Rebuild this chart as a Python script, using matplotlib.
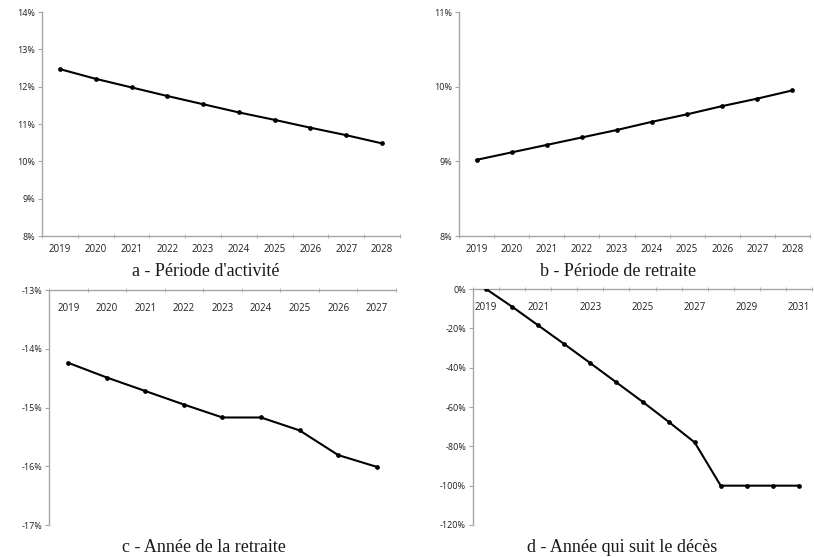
import matplotlib
matplotlib.use("Agg")
import matplotlib.pyplot as plt
import numpy as np
from matplotlib.ticker import FixedLocator, FuncFormatter

# ---- data (percent) ----
years_a = [2019, 2020, 2021, 2022, 2023, 2024, 2025, 2026, 2027, 2028]
values_a = [12.47, 12.21, 11.98, 11.75, 11.53, 11.31, 11.11, 10.90, 10.70, 10.48]

years_b = [2019, 2020, 2021, 2022, 2023, 2024, 2025, 2026, 2027, 2028]
values_b = [9.02, 9.12, 9.22, 9.32, 9.42, 9.53, 9.63, 9.74, 9.84, 9.95]

years_c = [2019, 2020, 2021, 2022, 2023, 2024, 2025, 2026, 2027]
values_c = [-14.24, -14.49, -14.72, -14.95, -15.17, -15.17, -15.39, -15.81, -16.01]

years_d = [2019, 2020, 2021, 2022, 2023, 2024, 2025, 2026, 2027, 2028, 2029, 2030, 2031]
values_d = [0, -9.0, -18.5, -28.0, -37.7, -47.5, -57.3, -67.5, -78.0, -100, -100, -100, -100]

titles = ["a - Période d'activité", "b - Période de retraite",
          "c - Année de la retraite", "d - Année qui suit le décès"]

W, H = 814, 557
fig = plt.figure(figsize=(W / 100, H / 100), dpi=100)

def rect(l, r, t, b):
    return [l / W, 1 - b / H, (r - l) / W, (b - t) / H]

GREY = "#a6a6a6"
TXT = "#1f1f1f"
SANS = "Open Sans"
SERIF = "Liberation Serif"
pct = FuncFormatter(lambda v, p: f"{v:.0f}%")

def setup(ax, years, values, ylim, ystep, top_axis, label_every=1):
    n = len(years)
    x = np.arange(n)
    ax.plot(x, values, color="black", lw=1.5, marker="o", ms=2.4, zorder=3)
    ax.set_xlim(-0.5, n - 0.5)
    ax.set_ylim(*ylim)
    for s in ax.spines.values():
        s.set_visible(False)
    ax.spines["left"].set_visible(True)
    ax.spines["left"].set_color(GREY)
    ax.spines["left"].set_linewidth(1.0)
    xs = "top" if top_axis else "bottom"
    ax.spines[xs].set_visible(True)
    ax.spines[xs].set_color(GREY)
    ax.spines[xs].set_linewidth(1.0)
    ax.yaxis.set_major_locator(FixedLocator(np.arange(ylim[0], ylim[1] + 0.001, ystep)))
    ax.yaxis.set_major_formatter(pct)
    ax.tick_params(axis="y", length=3, color=GREY, labelsize=6.5, labelcolor=TXT, pad=2)
    for lab in ax.get_yticklabels():
        lab.set_family(SANS)
    ax.xaxis.set_major_locator(FixedLocator(x[::label_every]))
    ax.set_xticklabels([str(y) for y in years[::label_every]], family=SANS)
    ax.xaxis.set_minor_locator(FixedLocator(np.arange(-0.5, n, 1.0)))
    if top_axis:
        ax.xaxis.set_ticks_position("top")
        ax.tick_params(axis="x", which="major", length=0, labelsize=7, labelcolor=TXT,
                       labeltop=True, labelbottom=False, top=True, bottom=False, pad=-17)
        ax.tick_params(axis="x", which="minor", length=3, color=GREY, direction="inout",
                       top=True, bottom=False)
    else:
        ax.tick_params(axis="x", which="major", length=0, labelsize=7, labelcolor=TXT, pad=6)
        ax.tick_params(axis="x", which="minor", length=3, color=GREY, direction="inout")

ax_a = fig.add_axes(rect(42, 400, 12, 236))
setup(ax_a, years_a, values_a, (8, 14), 1, False)
ax_b = fig.add_axes(rect(459, 810, 12, 236))
setup(ax_b, years_b, values_b, (8, 11), 1, False)
ax_c = fig.add_axes(rect(49, 396, 290, 525))
setup(ax_c, years_c, values_c, (-17, -13), 1, True)
ax_d = fig.add_axes(rect(473, 812, 289, 525))
setup(ax_d, years_d, values_d, (-120, 0), 20, True, label_every=2)

title_pos = [(206, 271), (618, 271), (204, 547), (622, 547)]
for t, (cx, cy) in zip(titles, title_pos):
    fig.text(cx / W, 1 - cy / H, t, ha="center", va="center", fontsize=13,
             family=SERIF, color="#1a1a1a")

fig.savefig("out.png", dpi=100)
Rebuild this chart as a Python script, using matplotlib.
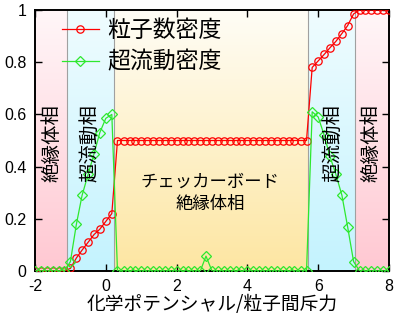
import numpy as np
import matplotlib
matplotlib.use("Agg")
import matplotlib.pyplot as plt
from matplotlib.colors import to_rgb

#  DATA
mu = [-2.00, -1.83, -1.67, -1.50, -1.33, -1.17, -1.00, -0.83, -0.67, -0.50,
      -0.33, -0.17, 0.00, 0.17, 0.33, 0.50, 0.67, 0.83, 1.00, 1.17,
      1.33, 1.50, 1.67, 1.83, 2.00, 2.17, 2.33, 2.50, 2.67, 2.83,
      3.00, 3.17, 3.33, 3.50, 3.67, 3.83, 4.00, 4.17, 4.33, 4.50,
      4.67, 4.83, 5.00, 5.17, 5.33, 5.50, 5.67, 5.83, 6.00, 6.17,
      6.33, 6.50, 6.67, 6.83, 7.00, 7.17, 7.33, 7.50, 7.67, 7.83, 8.00]

density = [0, 0, 0, 0, 0, 0,
           0.01, 0.05, 0.08, 0.11, 0.14, 0.16, 0.19, 0.22,
           0.5, 0.5, 0.5, 0.5, 0.5, 0.5, 0.5, 0.5, 0.5, 0.5, 0.5,
           0.5, 0.5, 0.5, 0.5, 0.5, 0.5, 0.5, 0.5, 0.5, 0.5, 0.5,
           0.5, 0.5, 0.5, 0.5, 0.5, 0.5, 0.5, 0.5, 0.5, 0.5, 0.5,
           0.78, 0.805, 0.83, 0.855, 0.88, 0.91, 0.94, 0.985,
           1.0, 1.0, 1.0, 1.0, 1.0, 1.0]

superfluid = [0, 0, 0, 0, 0, 0,
              0.036, 0.18, 0.29, 0.37, 0.45, 0.53, 0.585, 0.60,
              0, 0, 0, 0, 0, 0, 0, 0, 0, 0, 0, 0, 0, 0, 0,
              0.057,
              0, 0, 0, 0, 0, 0, 0, 0, 0, 0, 0, 0, 0, 0, 0, 0, 0,
              0.61, 0.59, 0.52, 0.44, 0.37, 0.29, 0.17, 0.036,
              0, 0, 0, 0, 0, 0]

series_labels = ["粒子数密度", "超流動密度"]

# phase regions: (x0, x1, bottom colour, top colour)
phase_edges = [-2.0, -1.1, 0.22, 5.72, 7.05, 8.0]
phase_colors = [("#ffc8d2", "#fff6f8"),
                ("#c4f3fe", "#effcff"),
                ("#fde6a2", "#fffdf6"),
                ("#c4f3fe", "#effcff"),
                ("#ffc8d2", "#fff6f8")]
phase_names = ["絶縁体相", "超流動相", "チェッカーボード\n絶縁体相", "超流動相", "絶縁体相"]
phase_text_x = [-1.52, -0.46, 2.94, 6.42, 7.5]
phase_text_y = [0.49, 0.49, 0.3, 0.49, 0.49]
phase_text_rot = [90, 90, 0, 90, 90]
phase_text_size = [14, 14, 12.5, 14, 14]

xlabel = "化学ポテンシャル/粒子間斥力"

#  STYLE
plt.rcParams['font.family'] = ['Noto Sans CJK JP', 'DejaVu Sans']
plt.rcParams['axes.unicode_minus'] = False

fig = plt.figure(figsize=(4.0, 3.23), dpi=100)
ax = fig.add_axes([0.0875, 0.161, 0.885, 0.808])

# gradient backgrounds
for i in range(len(phase_colors)):
    c0 = np.array(to_rgb(phase_colors[i][0]))
    c1 = np.array(to_rgb(phase_colors[i][1]))
    t = np.linspace(0, 1, 128)[:, None, None]
    grad = c0 * (1 - t) + c1 * t
    ax.imshow(grad, extent=[phase_edges[i], phase_edges[i + 1], 0, 1],
              origin='lower', aspect='auto', zorder=0, interpolation='bilinear')

for xb in phase_edges[1:-1]:
    ax.axvline(xb, color='#a0a0a0', lw=0.8, zorder=1)

ax.plot(mu, density, color='#ff0000', lw=0.9, marker='o', ms=5.3,
        mfc='none', mec='#ff0000', mew=0.9, label=series_labels[0], zorder=3)
ax.plot(mu, superfluid, color='#2ee82e', lw=0.9, marker='D', ms=5.2,
        mfc='none', mec='#2ee82e', mew=0.9, label=series_labels[1], zorder=4)

for name, tx, ty, rot, fs in zip(phase_names, phase_text_x, phase_text_y,
                                 phase_text_rot, phase_text_size):
    ax.text(tx, ty, name, rotation=rot, ha='center', va='center',
            fontsize=fs, color='black', zorder=5, linespacing=1.3)

ax.set_xlim(-2, 8)
ax.set_ylim(0, 1)
ax.set_xticks([-2, 0, 2, 4, 6, 8])
ax.set_yticks([0, 0.2, 0.4, 0.6, 0.8, 1.0])
ax.set_xticklabels(["-2", "0", "2", "4", "6", "8"])
ax.set_yticklabels(["0", "0.2", "0.4", "0.6", "0.8", "1"])
ax.tick_params(direction='in', length=5, width=1, top=True, right=True,
               labelsize=11.5, pad=6)
for lab in ax.get_xticklabels() + ax.get_yticklabels():
    lab.set_family('Liberation Sans')
for sp in ax.spines.values():
    sp.set_linewidth(1.4)

ax.set_xlabel(xlabel, fontsize=13.5, labelpad=0)

leg = ax.legend(loc='upper left', bbox_to_anchor=(0.075, 0.965), frameon=False,
                fontsize=16.5, handlelength=1.65, handletextpad=0.35,
                labelspacing=0.38, borderpad=0, borderaxespad=0)
leg.set_zorder(6)

plt.savefig("out.png", dpi=100)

What you will do:
From the first line above through the line containing "fig = plt.figure(figsize=(W", copy everything exactly, without the pictures.

Full output:
Rebuild this chart as a Python script, using matplotlib.
import matplotlib
matplotlib.use("Agg")
import matplotlib.pyplot as plt
import numpy as np
from matplotlib.ticker import FixedLocator, FuncFormatter

# ---- data (percent) ----
years_a = [2019, 2020, 2021, 2022, 2023, 2024, 2025, 2026, 2027, 2028]
values_a = [12.47, 12.21, 11.98, 11.75, 11.53, 11.31, 11.11, 10.90, 10.70, 10.48]

years_b = [2019, 2020, 2021, 2022, 2023, 2024, 2025, 2026, 2027, 2028]
values_b = [9.02, 9.12, 9.22, 9.32, 9.42, 9.53, 9.63, 9.74, 9.84, 9.95]

years_c = [2019, 2020, 2021, 2022, 2023, 2024, 2025, 2026, 2027]
values_c = [-14.24, -14.49, -14.72, -14.95, -15.17, -15.17, -15.39, -15.81, -16.01]

years_d = [2019, 2020, 2021, 2022, 2023, 2024, 2025, 2026, 2027, 2028, 2029, 2030, 2031]
values_d = [0, -9.0, -18.5, -28.0, -37.7, -47.5, -57.3, -67.5, -78.0, -100, -100, -100, -100]

titles = ["a - Période d'activité", "b - Période de retraite",
          "c - Année de la retraite", "d - Année qui suit le décès"]

W, H = 814, 557
fig = plt.figure(figsize=(W / 100, H / 100), dpi=100)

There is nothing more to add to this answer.